Being methodical in my training, so far, is the most progress I have made in understanding my faults, and where and how to correct them or use them. I am very high energy, molasses slow forms don’t work for me but a slowish to medium paced form or slow with some zippy punctuation is a great way for me to feel the material. I drill mechanics especially in lankah and foot placement. I also pair most upper art with visualization to help targeting and form. My jurus-jurus, our version of forms, especially needed to be trained methodically. As they are where a vast amount of techniques can be pulled from. If my mechanics are not correct in my forms then I will most likely not be able to pull of a technique or movement at speed in a real life situation. Corrections to my balance and moving of my body weight, mechanics, flow and power generations have been made from this kind of training.

Recovery From Chaos

If you are getting hit in the head a lot that is the sort of chaos I am referring to. The point where you want to do something but you don’t even know what that is. The last Seminar in Florida really outlined this. Cover, defend yourself with elbows shields and move until you reach a position that is more comfortable for you to work from. That position is a set point it is like home base and it is the place you go to when you need to figure out how to get yourself out of trouble and start being trouble for the opponent. We were training this idea as a drill the other night. Were you recieve 3-4 blows, covering and trying to find a point to recover from and then you launch your counter attacks. It is dynamic and helps train this point quickly. In my head, the set point is one of the stones you step on when you cross the river. And if you fall in, it is what will save you from drowning.

The Flinch

I am still working through this if I am to be quite honest. I have, with help, started to identify flinch responses and stress responses. For me I will lean away from a punch as opposed to duck under it, if it just comes out of the blue. A low blow will hollow out more often then jamming it. My stress responses are to try and go physically faster instead of controlling range. I will meet strength with strength instead of working with proper mechanics. To work through these I have begun to make mental note of when they happen and then try and correct these behaviors to my advantage. If I lean or hollow out, go into entry 3 or 7. If I start speeding up too much I need to make space and move with proper timing. If I start trying to muscle something, it is a sign to relax and flow around the obstacle and not be so attached to the idea or small picture goal. These flinches are part of me, you have your own as well. See what good can come from them through trial and error.

Stress Reactions

(Physical) You only need to off line of a strike, not knock it out of the park with your parry. If you are already flexing hard you cannot a muscle more. However, if you relax, or have only gentle tension you then have the most options. Being relaxed, in my experience generally lowers your chance of injury as well. I have found that training with someone obviously stronger than me outlines what I am trying to say here the most. Why would I want to wrestle you, I need to use all the mechanics, technique and leverage at my disposal. I once was training with Guru Sean and he was helping demonstrate this point by using only strength when we ‘played’ the only thing that worked was my relaxing and flowing with proper mechanics.
(Mental) Some advice I received recently was to look for the things that mentally trigger my stress. Then think about what the preferred response is and constantly remind myself of my goal response. So like most of you when I am stressed I tense up and worry. This won’t help anything. If I am starting to feel like this it is because i feel like i am ‘losing’. If I just look for a different opportunity I can gain something better than the previous, don’t be too attached to an idea, things change. Also, I give myself cues. Mental cues or recognize stimuli that give me the undesired response ,so that I have more time and wherewithal to correct myself into a mental set point.

Conclusion:
With all the growth I have had in the last few years I attribute most of my successes to consistent training and an analytical approach to self improvement. I have a very long way to go in this art but, with this approach, and the help of my peers and teachers, I will keep improving in this art I love. I am always open to the suggestions of peers, teachers and friends, all advice is welcome!
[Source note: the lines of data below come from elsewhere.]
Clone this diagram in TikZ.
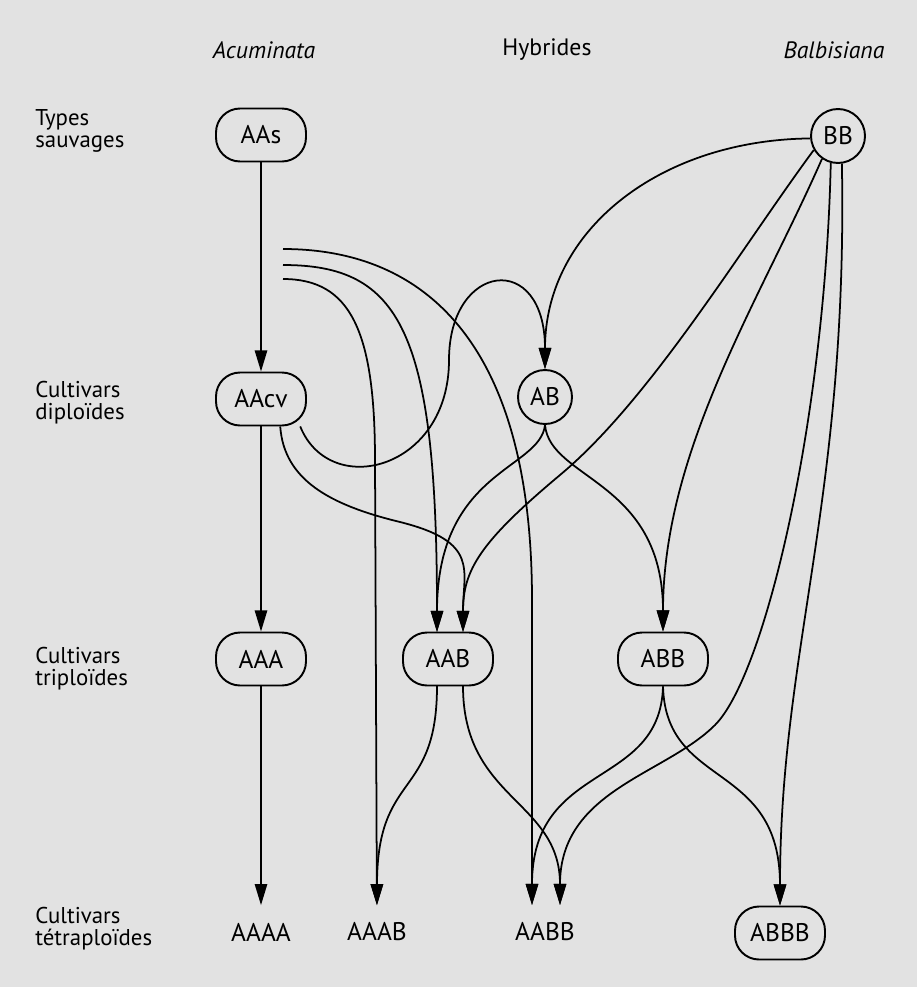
\documentclass[tikz,border=0pt]{standalone}
\usepackage{fontspec}
\setmainfont{PT Sans}
\usetikzlibrary{arrows.meta}
\definecolor{paper}{RGB}{226,226,226}
\tikzset{
  geno/.style={draw, line width=1.1pt, rounded corners=0.48cm, minimum width=1.8cm, minimum height=1.06cm, inner sep=0pt, font=\fontsize{14.5}{16}\selectfont},
  genocirc/.style={draw, circle, line width=1.1pt, minimum size=1.08cm, inner sep=0pt, font=\fontsize{14.5}{16}\selectfont},
  genotxt/.style={minimum width=1.8cm, minimum height=1.06cm, inner sep=0pt, font=\fontsize{14.5}{16}\selectfont},
  rowlabel/.style={anchor=west, align=left, inner sep=0pt, font=\fontsize{13}{12.5}\selectfont},
  link/.style={line width=1pt},
  arr/.style={link, -{Triangle[length=12pt,width=7pt]}},
}
\begin{document}
\begin{tikzpicture}[x=0.02cm, y=-0.02cm, font=\fontsize{13.5}{15}\selectfont]
    \fill [paper] (0,0) rectangle (917,987);
    % column headers
    \node (Acum) at (264,50) {\itshape Acuminata};
    \node (Hybr) at (547,50) {Hybrides};
    \node (Balb) at (834,50) {\itshape Balbisiana};
    % row labels
    \node [rowlabel] (Sauv)  at (35,131) {Types\\sauvages};
    \node [rowlabel] (Dipl)  at (35,403) {Cultivars\\diploïdes};
    \node [rowlabel] (Tripl) at (35,669) {Cultivars\\triploïdes};
    \node [rowlabel] (Tetra) at (35,929) {Cultivars\\tétraploïdes};
    % genotypes
    \node [geno]     (AAs)  at (261,135) {AAs};
    \node [genocirc] (BB)   at (838,136) {BB};
    \node [geno]     (AAcv) at (261,399) {AAcv};
    \node [genocirc] (AB)   at (545,397) {AB};
    \node [geno]     (AAA)  at (261,659) {AAA};
    \node [geno]     (AAB)  at (448,659) {AAB};
    \node [geno]     (ABB)  at (663,659) {ABB};
    \node [genotxt]  (AAAA) at (261,932) {AAAA};
    \node [genotxt]  (AAAB) at (377,932) {AAAB};
    \node [genotxt]  (AABB) at (545,932) {AABB};
    \node [geno]     (ABBB) at (780,933) {ABBB};
    % free starts of the acuminata gametes
    \coordinate (GamA) at (283,249);
    \coordinate (GamB) at (283,265);
    \coordinate (GamC) at (283,279);
    % double entries on AAB and AABB
    \coordinate (AABinL)  at (437,632);
    \coordinate (AABinR)  at (463,632);
    \coordinate (AABoutL) at (437,686);
    \coordinate (AABoutR) at (463,686);
    \coordinate (AABBinL) at (532,905);
    \coordinate (AABBinR) at (560,905);
    % acuminata column
    \draw [arr] (AAs) -- (AAcv);
    \draw [arr] (AAcv) -- (AAA);
    \draw [arr] (AAA) -- (AAAA);
    \draw [arr] (AAcv.-35) .. controls (330,500) and (449,470) .. (449,360)
                .. controls (449,262) and (545,250) .. (AB.north);% S curve to AB
    \draw [arr] (AAcv.-55) .. controls (284,480) and (330,505) .. (400,522)
                .. controls (480,542) and (463,570) .. (AABinR);
    \draw [arr] (GamA) .. controls (430,249) and (532,350) .. (532,600) -- (AABBinL);
    \draw [arr] (GamB) .. controls (400,265) and (437,330) .. (AABinL);
    \draw [arr] (GamC) .. controls (350,279) and (375,330) .. (375,460) -- (AAAB);
    % balbisiana
    \draw [arr] (BB.185) .. controls (660,140) and (545,230) .. (AB.north);
    \draw [arr] (BB.-150) .. controls (740,250) and (650,400) .. (560,475)
                .. controls (480,542) and (463,570) .. (AABinR);
    \draw [arr] (BB.-125) .. controls (760,300) and (663,450) .. (ABB.north);
    \draw [arr] (BB.-105) .. controls (825,420) and (765,675) .. (715,725)
                .. controls (665,775) and (560,790) .. (AABBinR);
    \draw [arr] (BB.-82) .. controls (848,500) and (780,650) .. (ABBB.north);
    % hybrids
    \draw [arr] (AB.south) .. controls (540,470) and (437,470) .. (AABinL);
    \draw [arr] (AB.south) .. controls (550,480) and (663,480) .. (ABB.north);
    \draw [arr] (AABoutL) .. controls (437,800) and (377,770) .. (AAAB.north);
    \draw [arr] (AABoutR) .. controls (463,800) and (560,800) .. (AABBinR);
    \draw [arr] (ABB.south) .. controls (660,790) and (532,760) .. (AABBinL);
    \draw [arr] (ABB.south) .. controls (666,790) and (780,760) .. (ABBB.north);
\end{tikzpicture}
\end{document}
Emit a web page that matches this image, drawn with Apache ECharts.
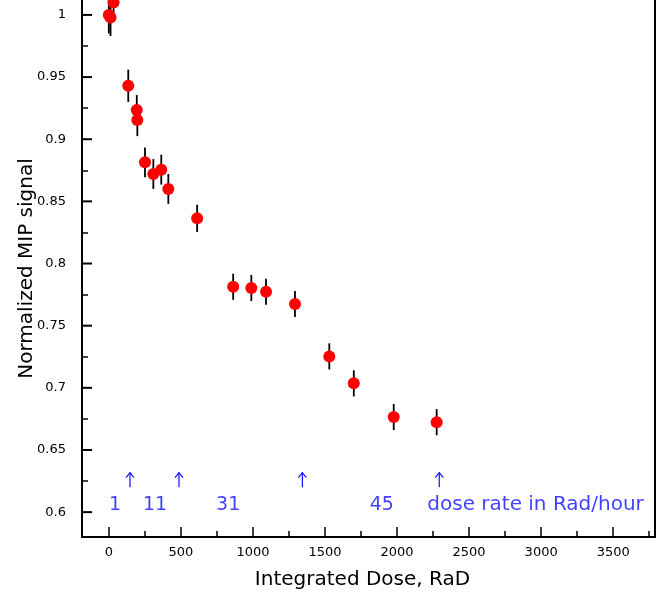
<!DOCTYPE html>
<html>
<head>
<meta charset="utf-8">
<script src="https://cdn.jsdelivr.net/npm/echarts@6/dist/echarts.min.js"></script>
<style>
  html, body { margin: 0; padding: 0; background: #fff; }
  #chart { width: 659px; height: 598px; }
</style>
</head>
<body>
<div id="chart"></div>
<script>
// measured points: integrated dose (RaD), normalized MIP signal, error
const doseX = [0, 12, 33, 135, 194, 198, 251, 309, 364, 413, 613, 863, 989, 1091, 1292, 1530, 1700, 1977, 2275];
const signal = [1.000, 0.998, 1.010, 0.943, 0.9235, 0.9155, 0.8814, 0.872, 0.8755, 0.860, 0.8364, 0.7813, 0.7803, 0.7773, 0.7674, 0.7253, 0.7036, 0.6765, 0.6724];
const signalErr = [0.015, 0.015, 0.012, 0.013, 0.012, 0.013, 0.012, 0.012, 0.012, 0.012, 0.011, 0.0105, 0.0105, 0.0105, 0.0105, 0.0105, 0.0105, 0.0105, 0.0105];

// dose-rate annotations
const arrowX = [147, 487, 1343, 2293];
const arrowTip = 0.6318;
const arrowBase = 0.6200;
const rateX = [43, 321, 828, 1894];
const rateText = ['1', '11', '31', '45'];
const rateY = 0.6056;
const noteX = 2210;
const noteText = 'dose rate in Rad/hour';

// axis ticks
const xMajor = [0, 500, 1000, 1500, 2000, 2500, 3000, 3500];
const xMinor = [250, 750, 1250, 1750, 2250, 2750, 3250, 3750];
const yMajor = [0.6, 0.65, 0.7, 0.75, 0.8, 0.85, 0.9, 0.95, 1];
const yMinor = [0.625, 0.675, 0.725, 0.775, 0.825, 0.875, 0.925, 0.975];

const FONT = 'DejaVu Sans';
const BLUE = '#1010ff';

let myChart = echarts.init(document.getElementById('chart'));

const xRange = { min: -186, max: 3790 };
const yRange = { min: 0.58, max: 1.012 };

let points = doseX.map((x, i) => [x, signal[i], signalErr[i]]);

// plain numbers, no thousands separator
let plain = v => String(Math.round(v * 1000) / 1000);

// tick-only axis (no line, no labels)
function tickAxis(range, pos, values, len) {
  return {
    type: 'value',
    min: range.min, max: range.max,
    position: pos,
    offset: 0,
    splitLine: { show: false },
    axisLine: { show: false, onZero: false },
    axisTick: { inside: true, length: len, customValues: values, lineStyle: { color: '#000', width: 1.5 } },
    axisLabel: { show: false }
  };
}

let option = {
  animation: false,
  grid: { left: 82, right: 4, top: 0, bottom: 61, outerBoundsMode: 'none', containLabel: false },
  xAxis: [
    {
      type: 'value',
      min: xRange.min, max: xRange.max,
      splitLine: { show: false },
      axisLine: { onZero: false, lineStyle: { color: '#000', width: 2 } },
      axisTick: { show: false },
      axisLabel: { customValues: xMajor, formatter: plain, margin: 9, color: '#000', fontSize: 13, fontFamily: FONT },
      name: 'Integrated Dose, RaD',
      nameLocation: 'middle',
      nameGap: 33,
      nameTextStyle: { color: '#000', fontSize: 20, fontFamily: FONT, padding: [0, 12, 0, 0] }
    },
    tickAxis(xRange, 'bottom', xMajor, 10),
    tickAxis(xRange, 'bottom', xMinor, 6)
  ],
  yAxis: [
    {
      type: 'value',
      min: yRange.min, max: yRange.max,
      splitLine: { show: false },
      axisLine: { onZero: false, lineStyle: { color: '#000', width: 2 } },
      axisTick: { show: false },
      axisLabel: { customValues: yMajor, formatter: plain, margin: 16, color: '#000', fontSize: 13, fontFamily: FONT },
      name: 'Normalized MIP signal',
      nameLocation: 'middle',
      nameGap: 45,
      nameMoveOverlap: false,
      nameTextStyle: { color: '#000', fontSize: 20, fontFamily: FONT }
    },
    tickAxis(yRange, 'left', yMinor, 6),
    {
      // right frame
      type: 'value',
      min: yRange.min, max: yRange.max,
      position: 'right',
      offset: 0,
      splitLine: { show: false },
      axisLine: { show: true, onZero: false, lineStyle: { color: '#000', width: 2 } },
      axisTick: { show: false },
      axisLabel: { show: false }
    }
  ],
  series: [
    { // major y ticks as small bar symbols on the y scale
      type: 'scatter',
      silent: true,
      clip: false,
      z: 10,
      symbol: 'rect',
      symbolSize: [10, 2],
      symbolOffset: [5, 0],
      itemStyle: { color: '#000', opacity: 1 },
      data: yMajor.map(v => [xRange.min, v])
    },
    { // error bars
      type: 'custom',
      silent: true,
      z: 2,
      data: points,
      renderItem: function (params, api) {
        let x = api.value(0), y = api.value(1), e = api.value(2);
        let hi = api.coord([x, y + e]);
        let lo = api.coord([x, y - e]);
        return {
          type: 'line',
          shape: { x1: hi[0], y1: hi[1], x2: lo[0], y2: lo[1] },
          style: { stroke: '#000', lineWidth: 1.8 }
        };
      }
    },
    {
      type: 'scatter',
      silent: true,
      z: 3,
      symbol: 'circle',
      symbolSize: 12,
      itemStyle: { color: '#ff0000', opacity: 1 },
      data: points.map(p => [p[0], p[1]])
    },
    { // arrows
      type: 'custom',
      silent: true,
      data: arrowX.map(x => [x, arrowTip, arrowBase]),
      renderItem: function (params, api) {
        let tip = api.coord([api.value(0), api.value(1)]);
        let base = api.coord([api.value(0), api.value(2)]);
        return {
          type: 'group',
          children: [
            { type: 'line', shape: { x1: tip[0], y1: tip[1], x2: base[0], y2: base[1] }, style: { stroke: BLUE, lineWidth: 1.2 } },
            { type: 'polyline', shape: { points: [[tip[0] - 4, tip[1] + 5], [tip[0], tip[1]], [tip[0] + 4, tip[1] + 5]] }, style: { stroke: BLUE, lineWidth: 1.2, fill: null } }
          ]
        };
      }
    },
    { // dose-rate labels
      type: 'scatter',
      silent: true,
      symbolSize: 0,
      data: rateX.map((x, i) => ({ value: [x, rateY], name: rateText[i] }))
        .concat([{ value: [noteX, rateY], name: noteText, label: { align: 'left', fontSize: 20 } }]),
      label: {
        show: true,
        position: 'inside',
        formatter: '{b}',
        color: BLUE,
        fontSize: 19,
        fontFamily: FONT,
        align: 'center',
        verticalAlign: 'middle'
      }
    }
  ]
};

myChart.setOption(option);
</script>
</body>
</html>
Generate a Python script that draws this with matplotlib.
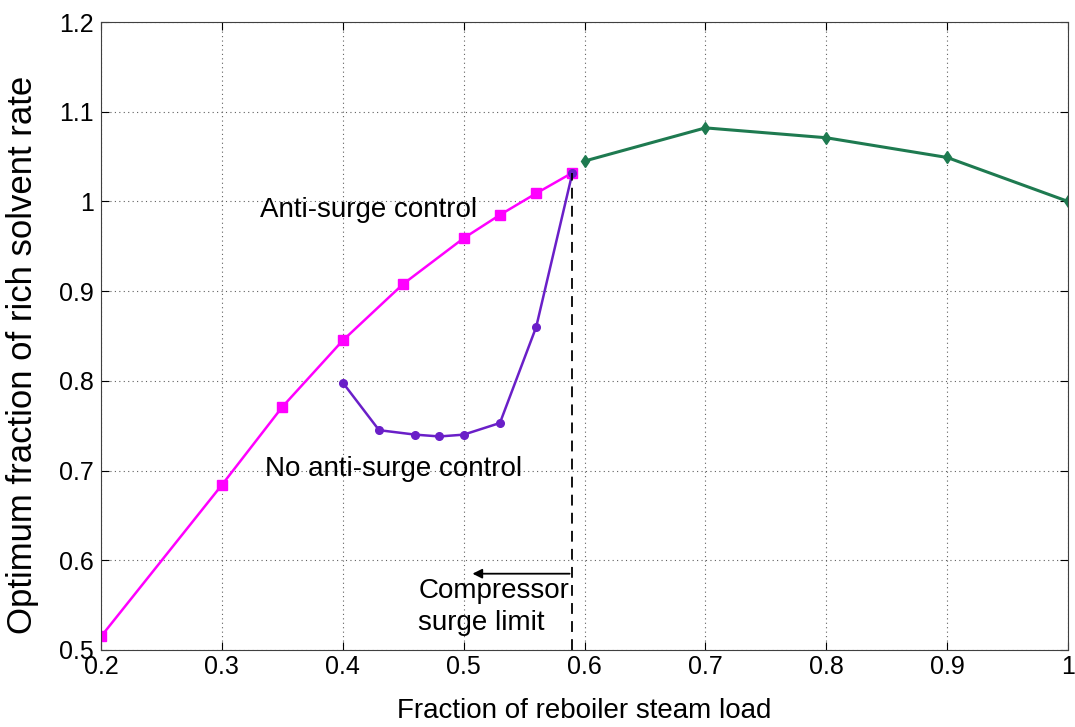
import numpy as np
import matplotlib.pyplot as plt

plt.rcParams['font.family'] = ['Liberation Sans', 'DejaVu Sans']

# anti-surge control
x_anti = [0.2, 0.3, 0.35, 0.4, 0.45, 0.5, 0.53, 0.56, 0.59]
y_anti = [0.515, 0.684, 0.771, 0.845, 0.908, 0.959, 0.985, 1.009, 1.032]

# no anti-surge control
x_none = [0.4, 0.43, 0.46, 0.48, 0.5, 0.53, 0.56, 0.59]
y_none = [0.798, 0.745, 0.740, 0.738, 0.740, 0.753, 0.860, 1.032]

# above surge limit
x_high = [0.6, 0.7, 0.8, 0.9, 1.0]
y_high = [1.045, 1.082, 1.071, 1.049, 1.0]

surge_x = 0.59

fig = plt.figure(figsize=(10.75, 7.27), dpi=100)
ax = fig.add_axes([0.094, 0.106, 0.8995, 0.8637])

ax.plot(x_anti, y_anti, color='#ff00ff', lw=1.8, marker='s', ms=6.5)
ax.plot(x_none, y_none, color='#6a1fc8', lw=1.8, marker='o', ms=5.5)
ax.plot(x_high, y_high, color='#1e7a50', lw=2.2, marker='d', ms=6.5)
ax.plot([surge_x, surge_x], [0.5, y_anti[-1]], color='black', lw=1.3, ls=(0, (6, 4)))

ax.annotate('', xy=(0.505, 0.585), xytext=(surge_x, 0.585),
            arrowprops=dict(arrowstyle='-|>', color='black', lw=1.3, mutation_scale=14))

ax.text(0.3315, 0.990, 'Anti-surge control', fontsize=20, ha='left', va='center')
ax.text(0.3357, 0.702, 'No anti-surge control', fontsize=20, ha='left', va='center')
ax.text(0.4625, 0.580, 'Compressor\nsurge limit', fontsize=20, ha='left', va='top',
        linespacing=1.3)

ax.set_xlim(0.2, 1.0)
ax.set_ylim(0.5, 1.2)
ax.set_xticks(np.arange(0.2, 1.01, 0.1))
ax.set_xticklabels(['0.2', '0.3', '0.4', '0.5', '0.6', '0.7', '0.8', '0.9', '1'])
ax.set_yticks(np.arange(0.5, 1.21, 0.1))
ax.set_yticklabels(['0.5', '0.6', '0.7', '0.8', '0.9', '1', '1.1', '1.2'])
ax.tick_params(direction='in', labelsize=18, length=6, top=True, right=True)
ax.tick_params(axis='y', pad=5)
ax.grid(True, color='#606060', ls=(0, (1, 3)), lw=0.8)
for s in ax.spines.values():
    s.set_color('#404040')

ax.set_xlabel('Fraction of reboiler steam load', fontsize=20)
ax.set_ylabel('Optimum fraction of rich solvent rate', fontsize=25)
ax.xaxis.set_label_coords(0.5, -0.097, transform=ax.transAxes)
ax.yaxis.set_label_coords(-0.0817, 0.47, transform=ax.transAxes)
ax.xaxis.label.set_va('center')
ax.yaxis.label.set_va('center')

fig.savefig('out.png', dpi=100)
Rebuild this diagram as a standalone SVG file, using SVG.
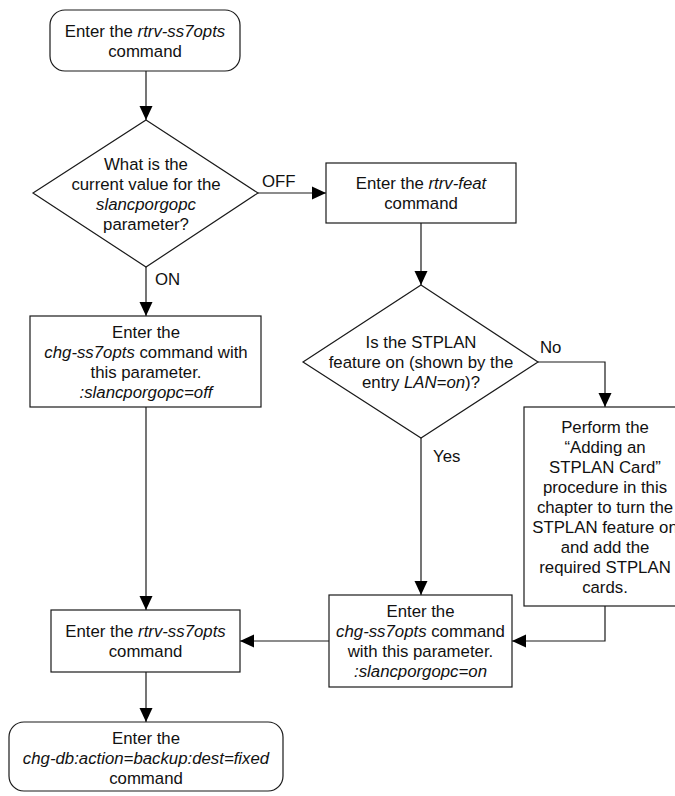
<svg xmlns="http://www.w3.org/2000/svg" width="675" height="796" viewBox="0 0 675 796">
  <style>
    .box { fill: #ffffff; stroke: #1a1a1a; stroke-width: 1.2; }
    .lbl { font-family: "Liberation Sans", Arial, sans-serif; font-size: 16.8px; fill: #111111; text-anchor: middle; }
    .lbl-l { font-family: "Liberation Sans", Arial, sans-serif; font-size: 16.8px; fill: #111111; }
    .it { font-style: italic; }
    .wire { fill: none; stroke: #1a1a1a; stroke-width: 1.2; }
  </style>
  <defs>
    <marker id="arrow" markerUnits="userSpaceOnUse" markerWidth="14" markerHeight="14" viewBox="0 0 14 14" refX="14" refY="7" orient="auto">
      <path d="M0,0.5 L14,7 L0,13.5 Z" fill="#000000"/>
    </marker>
  </defs>
  <rect width="675" height="796" fill="#ffffff"/>

  <!-- connectors -->
  <g id="connectors">
    <path class="wire" d="M146,71 V120" marker-end="url(#arrow)"/>
    <path class="wire" d="M258,193 H326" marker-end="url(#arrow)"/>
    <path class="wire" d="M146,267 V316" marker-end="url(#arrow)"/>
    <path class="wire" d="M421,223 V285" marker-end="url(#arrow)"/>
    <path class="wire" d="M538,362 H605 V407" marker-end="url(#arrow)"/>
    <path class="wire" d="M421,438 V595" marker-end="url(#arrow)"/>
    <path class="wire" d="M605,606 V641 H512" marker-end="url(#arrow)"/>
    <path class="wire" d="M146,407 V610" marker-end="url(#arrow)"/>
    <path class="wire" d="M329,641 H240" marker-end="url(#arrow)"/>
    <path class="wire" d="M146,672 V722" marker-end="url(#arrow)"/>
    <text class="lbl-l" x="262" y="187">OFF</text>
    <text class="lbl-l" x="155" y="285">ON</text>
    <text class="lbl-l" x="540" y="353">No</text>
    <text class="lbl-l" x="433" y="462">Yes</text>
  </g>

  <!-- start: retrieve ss7 options -->
  <g id="start">
    <rect class="box" x="50" y="10" width="190" height="61" rx="15" ry="15"/>
    <text class="lbl" x="145" y="37">Enter the <tspan class="it">rtrv-ss7opts</tspan></text>
    <text class="lbl" x="145" y="57">command</text>
  </g>

  <!-- decision: current slancporgopc value -->
  <g id="check-value">
    <polygon class="box" points="146,120 258,193 146,267 33,193"/>
    <text class="lbl" x="146" y="170">What is the</text>
    <text class="lbl" x="146" y="190">current value for the</text>
    <text class="lbl it" x="146" y="210">slancporgopc</text>
    <text class="lbl" x="146" y="230">parameter?</text>
  </g>

  <!-- retrieve features -->
  <g id="rtrv-feat">
    <rect class="box" x="326" y="163" width="190" height="60"/>
    <text class="lbl" x="421" y="189">Enter the <tspan class="it">rtrv-feat</tspan></text>
    <text class="lbl" x="421" y="209">command</text>
  </g>

  <!-- turn slancporgopc off -->
  <g id="set-off">
    <rect class="box" x="30" y="316" width="231" height="91"/>
    <text class="lbl" x="146" y="337.5">Enter the</text>
    <text class="lbl" x="146" y="357.5"><tspan class="it">chg-ss7opts</tspan> command with</text>
    <text class="lbl" x="146" y="377.5">this parameter.</text>
    <text class="lbl it" x="146" y="397.5">:slancporgopc=off</text>
  </g>

  <!-- decision: STPLAN feature on -->
  <g id="check-stplan">
    <polygon class="box" points="421,285 538,362 421,438 303,362"/>
    <text class="lbl" x="421" y="348">Is the STPLAN</text>
    <text class="lbl" x="421" y="368">feature on (shown by the</text>
    <text class="lbl" x="421" y="388">entry <tspan class="it">LAN=on</tspan>)?</text>
  </g>

  <!-- add STPLAN card procedure -->
  <g id="add-stplan">
    <rect class="box" x="524" y="407" width="162" height="199"/>
    <text class="lbl" x="605" y="432.5">Perform the</text>
    <text class="lbl" x="605" y="452.5">“Adding an</text>
    <text class="lbl" x="605" y="472.5">STPLAN Card”</text>
    <text class="lbl" x="605" y="492.5">procedure in this</text>
    <text class="lbl" x="605" y="512.5">chapter to turn the</text>
    <text class="lbl" x="605" y="532.5">STPLAN feature on</text>
    <text class="lbl" x="605" y="552.5">and add the</text>
    <text class="lbl" x="605" y="572.5">required STPLAN</text>
    <text class="lbl" x="605" y="592.5">cards.</text>
  </g>

  <!-- turn slancporgopc on -->
  <g id="set-on">
    <rect class="box" x="329" y="595" width="183" height="92"/>
    <text class="lbl" x="420.5" y="617">Enter the</text>
    <text class="lbl" x="420.5" y="637"><tspan class="it">chg-ss7opts</tspan> command</text>
    <text class="lbl" x="420.5" y="657">with this parameter.</text>
    <text class="lbl it" x="420.5" y="677">:slancporgopc=on</text>
  </g>

  <!-- verify ss7 options -->
  <g id="verify">
    <rect class="box" x="51" y="610" width="189" height="62"/>
    <text class="lbl" x="145.5" y="637">Enter the <tspan class="it">rtrv-ss7opts</tspan></text>
    <text class="lbl" x="145.5" y="657">command</text>
  </g>

  <!-- end: back up database -->
  <g id="backup">
    <rect class="box" x="9" y="722" width="274" height="69" rx="15" ry="15"/>
    <text class="lbl" x="146" y="744">Enter the</text>
    <text class="lbl it" x="146" y="764">chg-db:action=backup:dest=fixed</text>
    <text class="lbl" x="146" y="784">command</text>
  </g>
</svg>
My Corrections to Training:

  • Be honest and analytical with yourself.
  • Drilling the material will help you see the results and trust what you are doing.
  • Be methodical, do it slowly, do it OFTEN!
  • Find your set points, they are home base, go home.
  • Don’t be stronger than the big man, use proper mechanics and technique.
  • Recognize when you are about to falter and use it as a springboard for success.

Hormat Saya,
Will C.
Pelatih Muda Michigan

5 Comments

  1. Rodney Wilson

    Hello my name is Rodney Wilson i have been interested in learning silat it is a very beautiful but deadly art if I could I would love to sit in on one of your classes I’ve been in Orlando for year and a half and it’s a good way to get in shape

  2. KenM82

    The problems Will faces are the same problems every martial artist encounters. I still get stuck in my own head when training, and feel that same brain lock in a self protection encounter. I look forward to learning this system and improving my martial skill.